Reverse mortgages have become a very popular method for seniors to get cash out of their home during this recession. But what do senior citizens need to know about reverse mortgages before they commit?
- While reverse mortgages are a “no recourse” loan, the heirs of the debtor may still lose the property (to foreclosure) if the loan is not repaid after the debtor’s death or move.
- Reverse mortgages do not offer as much money as some seniors hope and need to fund their retirement years. These mortgages are usually only a fraction of what the equity in the house is truly worth. Therefore any foreclosure that takes place after the death or move of the debtor will reap a significant profit for the lender.
- Individuals who take out a reverse mortgage on their home have the option of receiving that payment as a lump sum or monthly payments. Those payments will only continue for as long as the debtor lives in the home.

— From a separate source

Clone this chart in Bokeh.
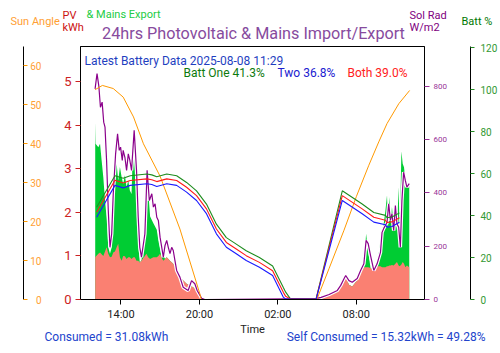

- If a debtor takes out a reverse mortgage while they are still relatively young, for example in their sixties, it is very possible that they could run out of money quickly even with the reverse mortgage. While the mortgage lender can’t foreclosure while the debtor lives in the house, other creditors can pursue the debtor for repayment on other bills.
- If a debtor considering a reverse mortgage has other significant debts, it may be wiser to consider bankruptcy, discharge unsecured debts and use the freed up income to pay on nondischargeable debts while simultaneously preserving the equity in their home.
Only homeowners who are at least 62 years old, with no mortgage (or very low mortgage) and who have no liens against the property can qualify for a reverse mortgage.